- **Material provided**

——————————

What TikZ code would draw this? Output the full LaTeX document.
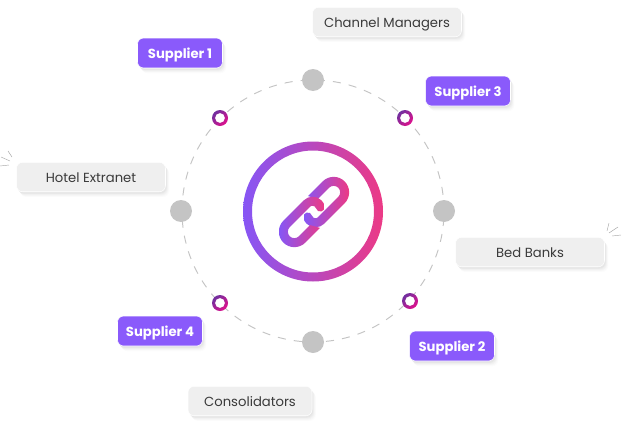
\documentclass[tikz,border=0pt]{standalone}
\usepackage{fontspec}
\setmainfont{Poppins}
\usepackage{xcolor}
\usetikzlibrary{shadows}
\definecolor{violetbox}{HTML}{8A5AFB}
\definecolor{greybox}{HTML}{EFEFEF}
\definecolor{greydot}{HTML}{C4C4C4}
\definecolor{linkleft}{HTML}{8656F5}
\definecolor{linkright}{HTML}{EC3A85}
\definecolor{ringpink}{HTML}{E0108C}
\definecolor{ringpurple}{HTML}{70309F}
\definecolor{textgrey}{HTML}{3A3A3A}
\tikzset{
  softshadow/.style={
    drop shadow={shadow xshift=2.2pt, shadow yshift=-3pt, opacity=0.012, fill=black},
    drop shadow={shadow xshift=1.8pt, shadow yshift=-2.5pt, opacity=0.016, fill=black},
    drop shadow={shadow xshift=1.4pt, shadow yshift=-2pt, opacity=0.02, fill=black},
    drop shadow={shadow xshift=1pt, shadow yshift=-1.5pt, opacity=0.024, fill=black},
    drop shadow={shadow xshift=0.6pt, shadow yshift=-1pt, opacity=0.03, fill=black}},
  supplierbox/.style={softshadow, rectangle, rounded corners=3.5pt, fill=violetbox, draw=white, line width=0.3pt,
    minimum width=1.7cm, minimum height=0.6cm, text=white, text height=6.5pt, text depth=0.5pt,
    font=\fontsize{7.5}{10}\selectfont\bfseries},
  sourcebox/.style={softshadow, rectangle, rounded corners=3.5pt, fill=greybox, draw=white, line width=0.3pt,
    minimum height=0.59cm, text=textgrey, text height=6.5pt, text depth=0.5pt,
    font=\fontsize{7.5}{10}\selectfont},
  graydot/.style={circle, fill=greydot, minimum size=0.44cm, inner sep=0pt},
  tick/.style={draw=gray!70, line width=0.25pt}
}
\begin{document}
\begin{tikzpicture}[x=0.02cm, y=0.02cm]
  \useasboundingbox (0,0) rectangle (625,434);
  % Dashed orbit
  \draw[greydot, line width=0.55pt, dash pattern=on 4.6pt off 4.6pt] (313,223) circle (131);
  % Grey stops on the orbit
  \foreach \name/\x/\y in {top/313/354,right/444/223,bottom/313/92,left/181/223} {
    \node[graydot] (dot\name) at (\x,\y) {};
  }
  % Small gradient rings
  \foreach \x/\y in {220/316,405/316,410/133,220/131} {
    \fill[white] (\x,\y) circle (6);
    \shade[even odd rule, left color=ringpurple, right color=ringpink, shading angle=45]
      (\x,\y) circle (8) (\x,\y) circle (5);
  }
  % Centre ring
  \shade[even odd rule, left color=linkleft, right color=linkright]
    (313,222.5) circle (70) (313,222.5) circle (61);
  % Chain links, clipped so the gradient stays horizontal
  \foreach \a/\xa/\xb in {45/304/349,225/279/324} {
    \begin{scope}
      \clip[shift={(314,222)}, rotate=\a]
        (7,15.5) -- (27.8,15.5) arc (90:-90:15.5) -- (-1,-15.5)
        arc (270:150:12.5) arc (150:-30:4.5) arc (150:270:3.5)
        -- (27.8,-6.5) arc (-90:90:6.5) -- (12,6.5) -- cycle;
      \shade[left color=linkleft, right color=linkright] (\xa,170) rectangle (\xb,274);
    \end{scope}
  }
  % Suppliers
  \node[supplierbox] (supplierone) at (180,381) {Supplier 1};
  \node[supplierbox] (suppliertwo) at (452,88) {Supplier 2};
  \node[supplierbox] (supplierthree) at (468,343) {Supplier 3};
  \node[supplierbox] (supplierfour) at (160,103) {Supplier 4};
  % Sources
  \node[sourcebox, minimum width=2.98cm] (channel) at (387,412) {Channel Managers};
  \node[sourcebox, minimum width=2.98cm] (hotel) at (91,257) {Hotel Extranet};
  \node[sourcebox, minimum width=2.98cm] (bedbanks) at (530,182) {Bed Banks};
  \node[sourcebox, minimum width=2.48cm] (consolidators) at (250,33) {Consolidators};
  % Sparks
  \draw[tick] (1,277) -- (10,273);
  \draw[tick] (0,268) -- (9,269);
  \draw[tick] (8,283) -- (12,277);
  \draw[tick] (607,203) -- (609,211);
  \draw[tick] (609,201) -- (618,207);
  \draw[tick] (612,198) -- (621,199);
\end{tikzpicture}
\end{document}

——————————

- **Short exercise**
Restate the full listing verbatim and drop every picture.

- **Output below**
What TikZ code would draw this? Output the full LaTeX document.
\documentclass[tikz,border=0pt]{standalone}
\usepackage{fontspec}
\setmainfont{Poppins}
\usepackage{xcolor}
\usetikzlibrary{shadows}
\definecolor{violetbox}{HTML}{8A5AFB}
\definecolor{greybox}{HTML}{EFEFEF}
\definecolor{greydot}{HTML}{C4C4C4}
\definecolor{linkleft}{HTML}{8656F5}
\definecolor{linkright}{HTML}{EC3A85}
\definecolor{ringpink}{HTML}{E0108C}
\definecolor{ringpurple}{HTML}{70309F}
\definecolor{textgrey}{HTML}{3A3A3A}
\tikzset{
  softshadow/.style={
    drop shadow={shadow xshift=2.2pt, shadow yshift=-3pt, opacity=0.012, fill=black},
    drop shadow={shadow xshift=1.8pt, shadow yshift=-2.5pt, opacity=0.016, fill=black},
    drop shadow={shadow xshift=1.4pt, shadow yshift=-2pt, opacity=0.02, fill=black},
    drop shadow={shadow xshift=1pt, shadow yshift=-1.5pt, opacity=0.024, fill=black},
    drop shadow={shadow xshift=0.6pt, shadow yshift=-1pt, opacity=0.03, fill=black}},
  supplierbox/.style={softshadow, rectangle, rounded corners=3.5pt, fill=violetbox, draw=white, line width=0.3pt,
    minimum width=1.7cm, minimum height=0.6cm, text=white, text height=6.5pt, text depth=0.5pt,
    font=\fontsize{7.5}{10}\selectfont\bfseries},
  sourcebox/.style={softshadow, rectangle, rounded corners=3.5pt, fill=greybox, draw=white, line width=0.3pt,
    minimum height=0.59cm, text=textgrey, text height=6.5pt, text depth=0.5pt,
    font=\fontsize{7.5}{10}\selectfont},
  graydot/.style={circle, fill=greydot, minimum size=0.44cm, inner sep=0pt},
  tick/.style={draw=gray!70, line width=0.25pt}
}
\begin{document}
\begin{tikzpicture}[x=0.02cm, y=0.02cm]
  \useasboundingbox (0,0) rectangle (625,434);
  % Dashed orbit
  \draw[greydot, line width=0.55pt, dash pattern=on 4.6pt off 4.6pt] (313,223) circle (131);
  % Grey stops on the orbit
  \foreach \name/\x/\y in {top/313/354,right/444/223,bottom/313/92,left/181/223} {
    \node[graydot] (dot\name) at (\x,\y) {};
  }
  % Small gradient rings
  \foreach \x/\y in {220/316,405/316,410/133,220/131} {
    \fill[white] (\x,\y) circle (6);
    \shade[even odd rule, left color=ringpurple, right color=ringpink, shading angle=45]
      (\x,\y) circle (8) (\x,\y) circle (5);
  }
  % Centre ring
  \shade[even odd rule, left color=linkleft, right color=linkright]
    (313,222.5) circle (70) (313,222.5) circle (61);
  % Chain links, clipped so the gradient stays horizontal
  \foreach \a/\xa/\xb in {45/304/349,225/279/324} {
    \begin{scope}
      \clip[shift={(314,222)}, rotate=\a]
        (7,15.5) -- (27.8,15.5) arc (90:-90:15.5) -- (-1,-15.5)
        arc (270:150:12.5) arc (150:-30:4.5) arc (150:270:3.5)
        -- (27.8,-6.5) arc (-90:90:6.5) -- (12,6.5) -- cycle;
      \shade[left color=linkleft, right color=linkright] (\xa,170) rectangle (\xb,274);
    \end{scope}
  }
  % Suppliers
  \node[supplierbox] (supplierone) at (180,381) {Supplier 1};
  \node[supplierbox] (suppliertwo) at (452,88) {Supplier 2};
  \node[supplierbox] (supplierthree) at (468,343) {Supplier 3};
  \node[supplierbox] (supplierfour) at (160,103) {Supplier 4};
  % Sources
  \node[sourcebox, minimum width=2.98cm] (channel) at (387,412) {Channel Managers};
  \node[sourcebox, minimum width=2.98cm] (hotel) at (91,257) {Hotel Extranet};
  \node[sourcebox, minimum width=2.98cm] (bedbanks) at (530,182) {Bed Banks};
  \node[sourcebox, minimum width=2.48cm] (consolidators) at (250,33) {Consolidators};
  % Sparks
  \draw[tick] (1,277) -- (10,273);
  \draw[tick] (0,268) -- (9,269);
  \draw[tick] (8,283) -- (12,277);
  \draw[tick] (607,203) -- (609,211);
  \draw[tick] (609,201) -- (618,207);
  \draw[tick] (612,198) -- (621,199);
\end{tikzpicture}
\end{document}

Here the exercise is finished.